March 22, 2006 at 12:18 pm
To begin, I am using Access along with SQL Server.
I have a table with Projects in it. This table has a column named Priority, where the Projects are prioritized. The priorities range from approximately 1 to (no greater than)150. And the projects that are not prioritized yet have a priority of 999.
Here is my question: I would like for the user to be able to change the priority of a project and the stored procedure to automatically sort the rest of the projects accordingly.
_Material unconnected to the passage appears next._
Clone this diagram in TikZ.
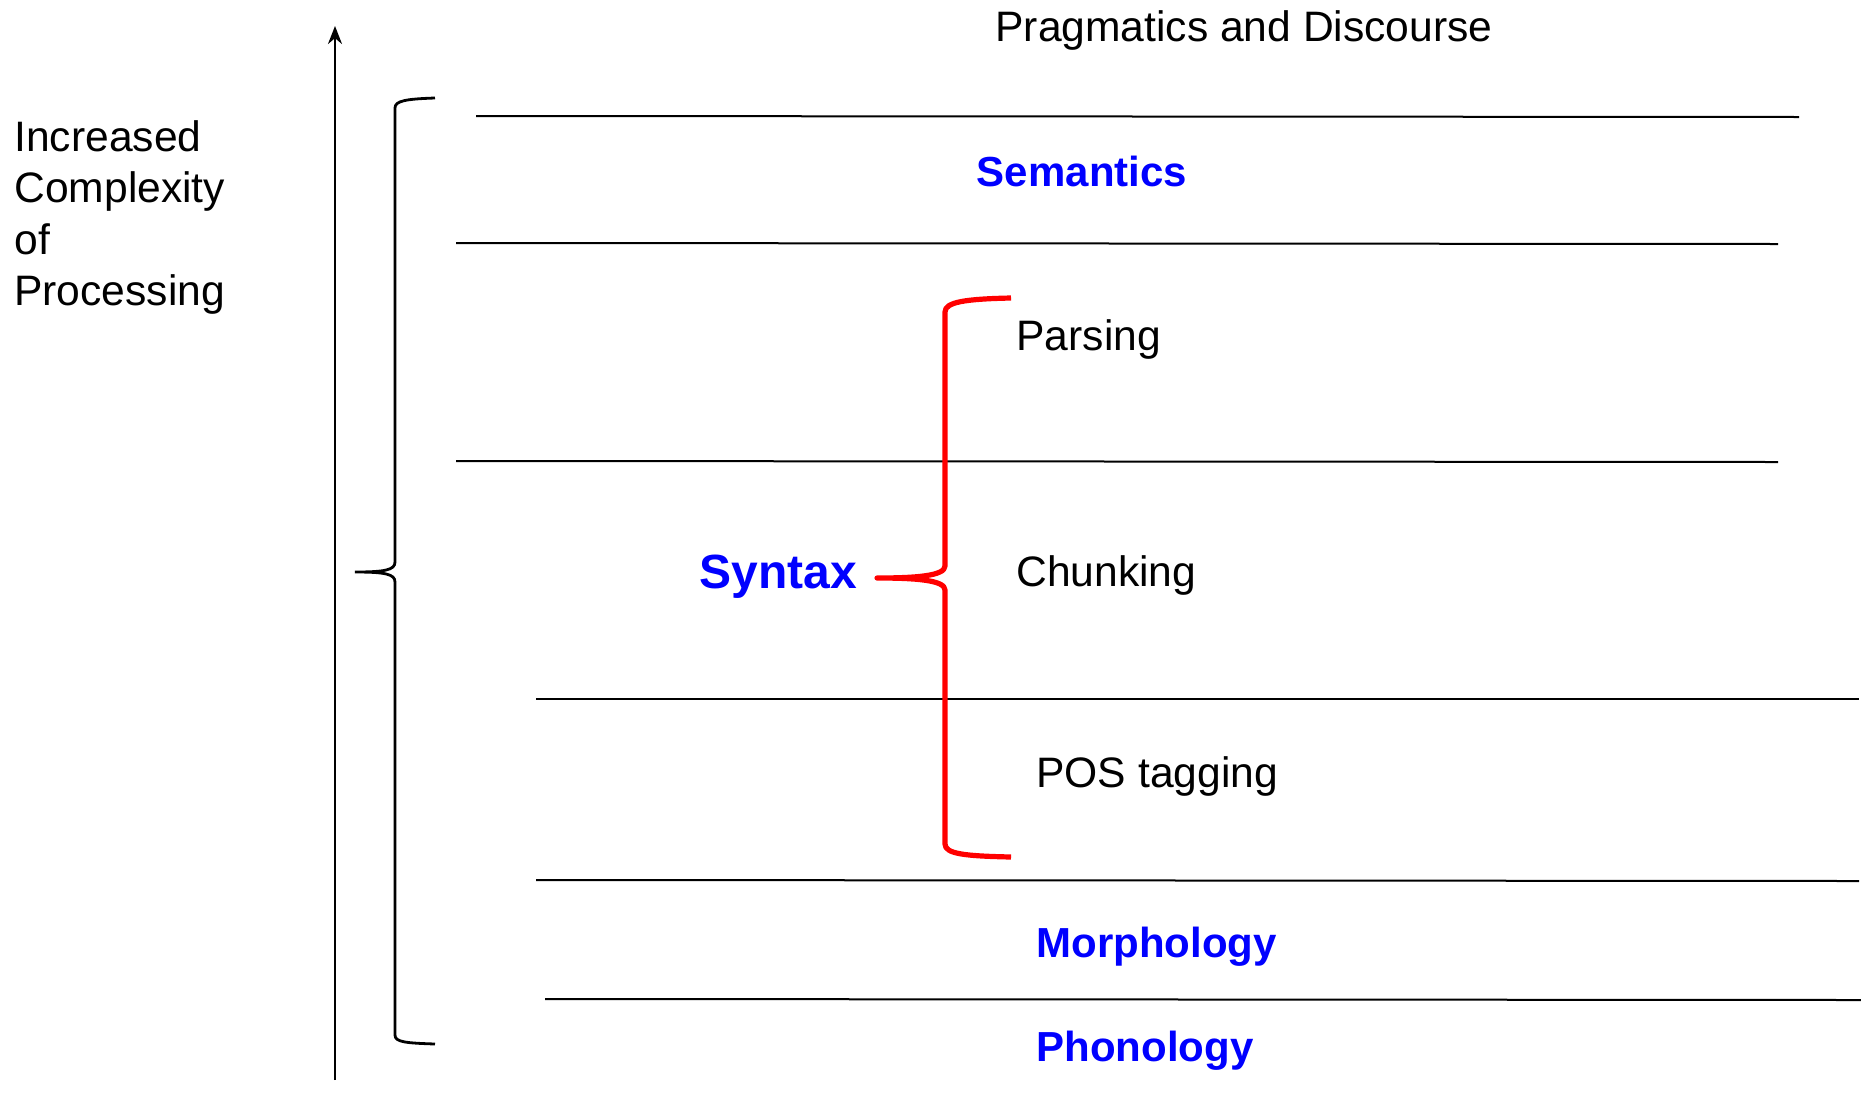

For example, if you change a project's priority from 10 to 5, it would need the current project with a priority of 5 to move to 6, the current project with a priority of 6 to move to 7, and so on up to 10.
Also, there might be gaps in the priorities. For example, if you change a project's priority from 10 to 5, but there is no priority 7, it would only need to move 5 to 6, and 6 to 7, but not change the rest.
Can anyone help with this? I am using Access and SQL Server. I am looking for a stored procedure called from Access to do this.
March 23, 2006 at 4:30 am
Hi Elizabeth,
This should give you some ideas and get you started...
--prepare and show example data
declare @project table (id smallint identity(1, 1), priority int)
insert @project
SELECT 4
UNION SELECT 5
UNION SELECT 6
UNION SELECT 8
UNION SELECT 9
UNION SELECT 10
UNION SELECT 14
select * from @project order by priority
--inputs (example)
declare @ProjectId int
declare @NewPriority int
set @ProjectId = 6 --i.e. priority 10
set @NewPriority = 5
--shift other projects
if exists (select * from @project where priority = @NewPriority)
begin
declare @EndPriority int
select @EndPriority = min(a.priority) from @project a left outer join @project b on a.priority = b.priority - 1 where a.priority >= @NewPriority and b.priority is null
update @project set priority = priority + 1 where priority between @NewPriority and @EndPriority
end
--shift this project
update @project set priority = @NewPriority where Id = @ProjectId
--show results
select * from @project order by priority
Ryan Randall
Solutions are easy. Understanding the problem, now, that's the hard part.